Advocate Kumalo is also representing some of the detained soldiers, whose trial has since started before a Court Martial.

“As Lawyers for Human Rights, we see this as a dangerous trend worth condemning. We do this not in defence of any of our own against arrest based on reasonable suspicion of trespassing the law, for that would be in compliance with the imperatives of the rule of law, but to call upon the police and or the army to discharge their mandate strictly within the confines of the law,” the lawyers noted in their statement.
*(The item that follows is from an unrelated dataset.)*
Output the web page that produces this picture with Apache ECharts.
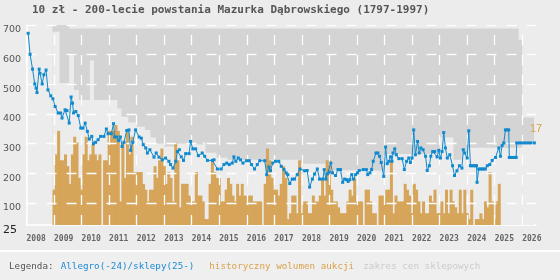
<!DOCTYPE html>
<html><head><meta charset="utf-8">
<script src="https://cdn.jsdelivr.net/npm/echarts@6/dist/echarts.min.js"></script>
<style>html,body{margin:0;padding:0;background:#ececec}#c{width:560px;height:280px}</style>
</head><body><div id="c"></div>
<script>
const titleText = '10 zł - 200-lecie powstania Mazurka Dąbrowskiego (1797-1997)';
const yTickLabels = [25, 100, 200, 300, 400, 500, 600, 700];
const xTickYears = [2008,2009,2010,2011,2012,2013,2014,2015,2016,2017,2018,2019,2020,2021,2022,2023,2024,2025,2026];
const legendParts = ['Legenda:', 'Allegro(-24)/sklepy(25-)', 'historyczny wolumen aukcji', 'zakres cen sklepowych'];

// price line (Allegro until 2024, shops from 2025): [decimal year, price]
const priceYears = [2008.06,2008.13,2008.22,2008.30,2008.35,2008.38,2008.46,2008.49,2008.57,2008.63,2008.71,2008.78,2008.88,2008.96,2009.04,2009.15,2009.24,2009.29,2009.40,2009.47,2009.55,2009.62,2009.67,2009.71,2009.79,2009.88,2009.97,2010.05,2010.13,2010.21,2010.28,2010.37,2010.43,2010.51,2010.60,2010.69,2010.81,2010.90,2010.96,2011.08,2011.16,2011.20,2011.28,2011.34,2011.41,2011.47,2011.54,2011.64,2011.72,2011.78,2011.86,2011.96,2012.09,2012.17,2012.24,2012.33,2012.39,2012.48,2012.63,2012.71,2012.81,
2012.93,2013.05,2013.17,2013.23,2013.32,2013.42,2013.48,2013.55,2013.62,2013.70,2013.78,2013.90,2013.96,2014.04,2014.14,2014.24,2014.38,2014.47,2014.57,2014.75,2014.81,2014.93,2015.07,2015.17,2015.27,2015.36,2015.47,2015.53,2015.60,2015.69,2015.77,2015.86,2015.99,2016.09,2016.17,2016.28,2016.38,2016.47,2016.65,2016.72,2016.80,2016.86,2016.94,2017.04,2017.16,2017.25,2017.35,2017.43,2017.49,2017.56,2017.65,2017.73,2017.83,2017.93,
2018.10,2018.19,2018.28,2018.38,2018.46,2018.56,2018.64,2018.76,2018.81,2018.87,2018.92,2018.99,2019.05,2019.11,2019.22,2019.31,2019.40,2019.48,2019.55,2019.62,2019.68,2019.74,2019.81,2019.87,2019.95,2020.02,2020.08,2020.23,2020.34,2020.39,2020.47,2020.53,2020.59,2020.69,2020.76,2020.82,2020.88,2020.97,2021.04,2021.10,2021.16,2021.22,2021.27,2021.31,2021.37,2021.43,2021.52,2021.64,2021.72,2021.80,2021.88,2021.94,2022.00,2022.06,2022.12,2022.20,2022.26,2022.32,2022.40,2022.49,2022.55,2022.63,2022.68,2022.75,2022.82,2022.91,2022.97,2023.03,2023.09,2023.15,2023.21,2023.28,2023.37,
2023.47,2023.54,2023.63,2023.72,2023.81,2023.86,2023.91,2024.00,2024.06,2024.12,2024.18,2024.24,2024.30,2024.34,2024.36,2024.42,2024.48,2024.54,2024.60,2024.66,2024.73,2024.82,2024.91,2025.03,2025.15,2025.21,2025.27,2025.33,2025.39,2025.45,2025.51,2025.53,2025.60,2025.67,2025.74,2025.78,2025.80,2025.90,2026.00,2026.10,2026.20,2026.30,2026.44];
const priceValues = [672,601,551,501,487,472,551,537,501,532,548,481,461,451,425,403,403,386,414,411,369,457,436,403,408,394,352,352,369,341,315,324,299,304,313,324,324,349,333,333,367,322,322,310,322,290,304,344,346,277,304,346,322,318,296,285,268,279,254,268,254,
245,251,240,229,217,240,273,279,255,243,266,266,307,282,282,259,268,257,243,243,245,214,214,229,234,229,234,255,240,251,245,234,242,242,229,214,229,242,242,195,221,209,234,240,240,223,212,201,195,165,180,180,195,214,
208,209,153,180,197,214,180,180,212,180,197,203,234,201,192,212,212,169,180,178,172,178,195,180,195,201,209,212,212,195,201,212,240,268,268,257,236,189,288,232,240,255,240,268,282,262,249,249,212,240,251,236,251,346,262,307,268,285,279,257,209,225,257,273,273,255,277,251,273,337,285,251,262,
225,192,208,225,217,279,268,251,343,225,225,225,225,225,169,214,214,214,214,214,225,229,243,253,285,257,293,302,346,346,346,253,253,253,253,253,302,302,302,302,302,302,302];

// monthly auction volume (count), starting January 2009
const volumeStartYear = 2009;
const volumeCounts = [6,12,16,11,11,12,10,7,12,15,14,8,6,12,15,11,12,14,12,11,12,0,11,11,
16,16,16,17,16,4,14,8,16,12,15,9,9,9,9,7,6,4,6,6,10,8,11,13,
10,7,9,8,4,14,11,3,7,7,7,5,4,4,9,5,5,4,1,1,7,11,9,8,
8,4,4,6,8,7,5,4,7,5,7,5,5,5,5,4,4,4,4,0,7,13,11,8,
6,6,5,7,10,8,1,2,5,5,2,11,2,4,4,2,2,5,4,4,5,8,5,11,
11,6,4,4,3,2,2,2,4,6,5,8,4,4,4,0,6,6,4,2,2,0,5,5,
5,6,6,11,2,5,4,4,4,7,6,5,2,7,6,4,2,4,2,2,5,4,6,2,
2,4,2,6,2,6,4,3,2,6,2,6,2,1,6,0,1,1,2,1,4,3,9,4,1,4,7];

// shop price range (step band)
const bandYears = [2008.94,2009.20,2009.55,2009.72,2009.90,2010.30,2010.45,2011.30,2011.45,2011.70,2012.00,2012.30,2012.50,2012.70,2013.00,2013.40,2013.80,2014.40,2014.50,2014.90,2015.30,2017.90,2019.10,2020.60,2021.00,2023.00,2023.50,2023.80,2024.00,2025.87,2026.00,2026.43];
const bandLow  = [677,504,600,481,447,580,447,418,390,371,357,346,320,300,290,300,296,305,269,252,245,232,210,206,265,320,245,270,286,286,303,303];
const bandHigh = [705,705,688,688,688,688,688,688,688,688,688,688,688,688,688,688,688,688,688,688,688,688,688,688,688,688,688,688,688,650,388,388];

const BG = '#ececec';
const BLUE = '#1089ce';
const ORANGE = '#d6a55a';
const BAND = '#d4d4d4';

const chart = echarts.init(document.getElementById('c'), null, {renderer: 'canvas'});

const gridLines = yTickLabels.filter(v => v > yTickLabels[0]).map(v => ({yAxis: v}))
  .concat(xTickYears.map(y => ({xAxis: y})));

chart.setOption({
  backgroundColor: BG,
  animation: false,
  title: {
    text: titleText, left: 32, top: 5, padding: 0,
    textStyle: {fontFamily: 'DejaVu Sans Mono', fontSize: 11, fontWeight: 'bold', color: '#555'}
  },
  grid: {left: 25.5, right: 24, top: 25, bottom: 55},
  xAxis: {
    type: 'value', min: 2008, max: 2026.5, interval: 1,
    axisLine: {show: true, lineStyle: {color: '#fff', width: 1.5}},
    axisTick: {show: false},
    splitLine: {show: false},
    axisLabel: {
      align: 'left', margin: 10,
      formatter: v => xTickYears.indexOf(v) >= 0 ? String(v) : '',
      fontFamily: 'DejaVu Sans Mono', fontWeight: 'bold', fontSize: 8, color: '#666'
    }
  },
  yAxis: [{
    type: 'value', min: 25, max: 700, interval: 25,
    axisLine: {show: true, lineStyle: {color: '#fff', width: 1.5}},
    axisTick: {show: false},
    splitLine: {show: false},
    axisLabel: {
      align: 'left', margin: 23.5, verticalAlign: 'top',
      formatter: v => yTickLabels.indexOf(v) < 0 ? '' : (v === yTickLabels[0] ? '{b|' + v + '}' : '{a|' + v + '}'),
      rich: {
        a: {fontFamily: 'DejaVu Sans', fontSize: 9.5, color: '#555', lineHeight: 10},
        b: {fontFamily: 'DejaVu Sans', fontSize: 11, color: '#222', lineHeight: 11}
      }
    }
  }, {
    type: 'value', min: 0, max: 34, show: false, splitLine: {show: false}
  }],
  series: [
    {
      name: 'bandHigh', type: 'line', step: 'end', symbol: 'none', silent: true, z: 1,
      data: bandYears.map((y, i) => [y, bandHigh[i]]),
      lineStyle: {width: 0}, areaStyle: {color: BAND, opacity: 1, origin: 'start'},
      markLine: {
        silent: true, z: 5, symbol: ['none', 'none'], label: {show: false},
        lineStyle: {color: '#ffffff', type: [10, 10], width: 1.3, opacity: 1},
        emphasis: {disabled: true},
        data: gridLines
      }
    },
    {
      name: 'bandLow', type: 'line', step: 'end', symbol: 'none', silent: true, z: 1,
      data: bandYears.map((y, i) => [y, bandLow[i]]),
      lineStyle: {width: 0}, areaStyle: {color: BG, opacity: 1, origin: 'start'}
    },
    {
      name: 'volume', type: 'bar', yAxisIndex: 1, z: 2, barWidth: 3,
      data: volumeCounts.map((c, i) => [volumeStartYear + i / 12, c]),
      itemStyle: {color: ORANGE}
    },
    {
      name: 'price', type: 'line', z: 10, symbol: 'rect', symbolSize: 3,
      data: priceYears.map((y, i) => [y, priceValues[i]]),
      lineStyle: {color: BLUE, width: 1}, itemStyle: {color: BLUE}
    }
  ]
});

const maxVol = Math.max.apply(null, volumeCounts);
const p = chart.convertToPixel({xAxisIndex: 0, yAxisIndex: 1}, [2026.5, maxVol]);
const legendFont = '9.25px "DejaVu Sans Mono"';
chart.setOption({
  graphic: [
    {type: 'rect', shape: {x: 0, y: 250, width: 560, height: 30}, style: {fill: '#efefef'}, z: 0},
    {type: 'rect', shape: {x: 0, y: 250, width: 560, height: 2}, style: {fill: '#ffffff'}, z: 0},
    {type: 'text', x: 9, y: 266.5, z: 100, style: {text: legendParts[0], font: legendFont, fill: '#555', verticalAlign: 'middle'}},
    {type: 'text', x: 60.7, y: 266.5, z: 100, style: {text: legendParts[1], font: legendFont, fill: '#1a8ad4', verticalAlign: 'middle'}},
    {type: 'text', x: 209.3, y: 266.5, z: 100, style: {text: legendParts[2], font: legendFont, fill: '#d9a24c', verticalAlign: 'middle'}},
    {type: 'text', x: 363.3, y: 266.5, z: 100, style: {text: legendParts[3], font: legendFont, fill: '#cccccc', verticalAlign: 'middle'}},
    {type: 'text', x: p[0] - 6, y: p[1] - 1.5, z: 100, style: {text: String(maxVol), font: '11px "Liberation Sans"', fill: '#d9a24c', verticalAlign: 'top'}}
  ]
});
</script></body></html>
The statement is addressed to Prime Minister Pakalitha Mosisili and copied to Parliament Speaker Ntlhoi Motsamai, Chief Justice Nthomeng Majara, Opposition Leader Thomas Thabane, Attorney General Tšokolo Makhethe, Director of Public Prosecutions Leaba Thetsane, LDF Commander Tlali Kamoli and Police Commissioner Molahlehi Letsoepa.
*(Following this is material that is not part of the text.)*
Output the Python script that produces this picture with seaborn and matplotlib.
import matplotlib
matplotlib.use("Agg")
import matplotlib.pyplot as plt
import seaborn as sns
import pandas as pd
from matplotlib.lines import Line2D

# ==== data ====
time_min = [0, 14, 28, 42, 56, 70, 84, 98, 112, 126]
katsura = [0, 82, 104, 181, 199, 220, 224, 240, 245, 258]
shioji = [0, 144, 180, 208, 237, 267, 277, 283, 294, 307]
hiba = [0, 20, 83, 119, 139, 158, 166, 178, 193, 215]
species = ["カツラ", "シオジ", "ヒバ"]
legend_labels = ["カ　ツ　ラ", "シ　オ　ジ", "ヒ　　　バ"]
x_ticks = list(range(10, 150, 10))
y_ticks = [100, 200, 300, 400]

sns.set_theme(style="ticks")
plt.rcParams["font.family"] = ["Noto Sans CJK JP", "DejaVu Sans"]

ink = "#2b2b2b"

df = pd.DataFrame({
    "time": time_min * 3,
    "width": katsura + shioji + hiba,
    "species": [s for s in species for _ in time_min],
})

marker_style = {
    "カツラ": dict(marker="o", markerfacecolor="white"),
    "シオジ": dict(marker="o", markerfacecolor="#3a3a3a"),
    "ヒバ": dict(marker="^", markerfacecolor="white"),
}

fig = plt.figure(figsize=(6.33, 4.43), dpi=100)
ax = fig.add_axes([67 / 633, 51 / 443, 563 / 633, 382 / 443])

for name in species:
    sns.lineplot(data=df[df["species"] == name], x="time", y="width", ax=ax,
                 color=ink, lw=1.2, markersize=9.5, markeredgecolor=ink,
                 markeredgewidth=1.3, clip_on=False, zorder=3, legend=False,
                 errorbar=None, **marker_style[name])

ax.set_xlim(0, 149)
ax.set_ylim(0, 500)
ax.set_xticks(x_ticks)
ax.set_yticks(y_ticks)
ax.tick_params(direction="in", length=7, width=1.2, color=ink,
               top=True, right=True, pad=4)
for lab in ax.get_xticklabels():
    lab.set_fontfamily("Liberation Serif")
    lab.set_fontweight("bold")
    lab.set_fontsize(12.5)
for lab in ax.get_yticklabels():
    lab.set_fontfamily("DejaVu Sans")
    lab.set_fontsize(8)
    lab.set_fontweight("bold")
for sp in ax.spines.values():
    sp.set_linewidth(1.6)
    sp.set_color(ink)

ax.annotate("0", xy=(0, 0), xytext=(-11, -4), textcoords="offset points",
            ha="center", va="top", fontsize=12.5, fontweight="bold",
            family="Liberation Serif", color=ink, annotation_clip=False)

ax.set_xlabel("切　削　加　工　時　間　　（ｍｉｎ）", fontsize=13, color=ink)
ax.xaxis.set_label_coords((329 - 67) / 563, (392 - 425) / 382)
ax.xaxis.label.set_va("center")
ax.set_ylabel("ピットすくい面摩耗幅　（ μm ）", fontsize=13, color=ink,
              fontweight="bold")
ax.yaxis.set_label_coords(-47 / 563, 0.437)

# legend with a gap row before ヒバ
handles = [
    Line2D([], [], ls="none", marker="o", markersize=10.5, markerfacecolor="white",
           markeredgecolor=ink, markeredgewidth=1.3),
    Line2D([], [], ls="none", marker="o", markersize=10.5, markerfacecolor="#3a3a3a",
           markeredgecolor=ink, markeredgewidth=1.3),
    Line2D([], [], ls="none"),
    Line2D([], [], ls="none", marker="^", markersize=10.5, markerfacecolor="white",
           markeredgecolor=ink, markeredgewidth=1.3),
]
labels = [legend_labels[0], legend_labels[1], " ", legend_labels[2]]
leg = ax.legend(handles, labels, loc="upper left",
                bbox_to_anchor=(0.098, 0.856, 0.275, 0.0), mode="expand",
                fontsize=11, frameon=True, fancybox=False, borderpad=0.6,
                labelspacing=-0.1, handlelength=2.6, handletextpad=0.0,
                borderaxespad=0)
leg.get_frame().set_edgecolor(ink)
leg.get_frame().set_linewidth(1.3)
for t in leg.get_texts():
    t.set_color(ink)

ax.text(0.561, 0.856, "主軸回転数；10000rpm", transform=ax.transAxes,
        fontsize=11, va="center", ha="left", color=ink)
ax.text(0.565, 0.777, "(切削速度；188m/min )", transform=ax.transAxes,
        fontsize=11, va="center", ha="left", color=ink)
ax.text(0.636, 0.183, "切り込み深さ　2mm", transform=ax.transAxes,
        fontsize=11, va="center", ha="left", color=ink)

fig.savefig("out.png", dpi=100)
The lawyers further explained why they decided to speak out against Attorney Nthontho’s arrest.

“Preceding his arrest was some utterance by a Colonel of the Lesotho Defence Force to clients that the army was intending to arrest their Attorney; a couple of days later Attorney Nthontho was arrested and detained on a charge of defeating the ends of justice; his colleagues applied for his release in the High Court and an order was granted for him to be released; and later on the same night of his release his house was attacked and partly destroyed,” the lawyers noted.
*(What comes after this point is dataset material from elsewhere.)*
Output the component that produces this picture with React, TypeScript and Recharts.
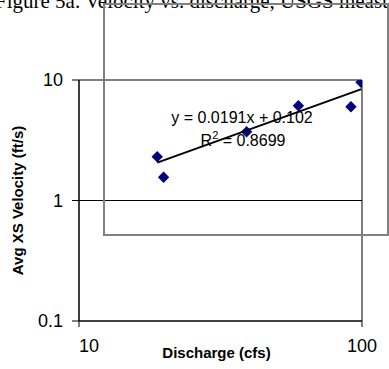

“The above facts speak to the low and despicable level to which some elements and handlers within our society have sunk in their relentless pursuit of a project to undermine the rule of law in the misguided belief that the savior of democracy and justice is in the bullet and not the ballot. It stands to reason therefore that it is not an abstruse proportion that the Colonel and his operatives who threatened the arrest of Attorney Nthontho were the ones who attacked the lawyer’s house, taking umbrage at his release from police custody.”

The lawyers further say in discharging their “constitutional obligations”, they are “not in the business of bringing joy or happiness to those who undermine the Constitution or persecute members of society”.

The statement continues: “Serving without fear, favour or prejudice and being respecters of no man but the law, puts lawyers on the inevitable collision course with the enemies of democracy, rule of law and justice. This collision is part of the age-old struggle against tyranny, arrogance of powers and all manner of evil characteristic of haters of national stability, peace and progress.”

The lawyers are making a clarion call to the nation to join hands in “nipping in the bud, the emergent seeds of fascism”.

Silence and inaction, they warn, are not options “because experience teaches the lesson that if one keeps silent and does nothing when a neighbour is in danger, he or she will be the next to be devoured by the monster of fascism”.

Advocate Mda (KC) yesterday confirmed endorsing the statement, while there was no immediate comment from the recipients.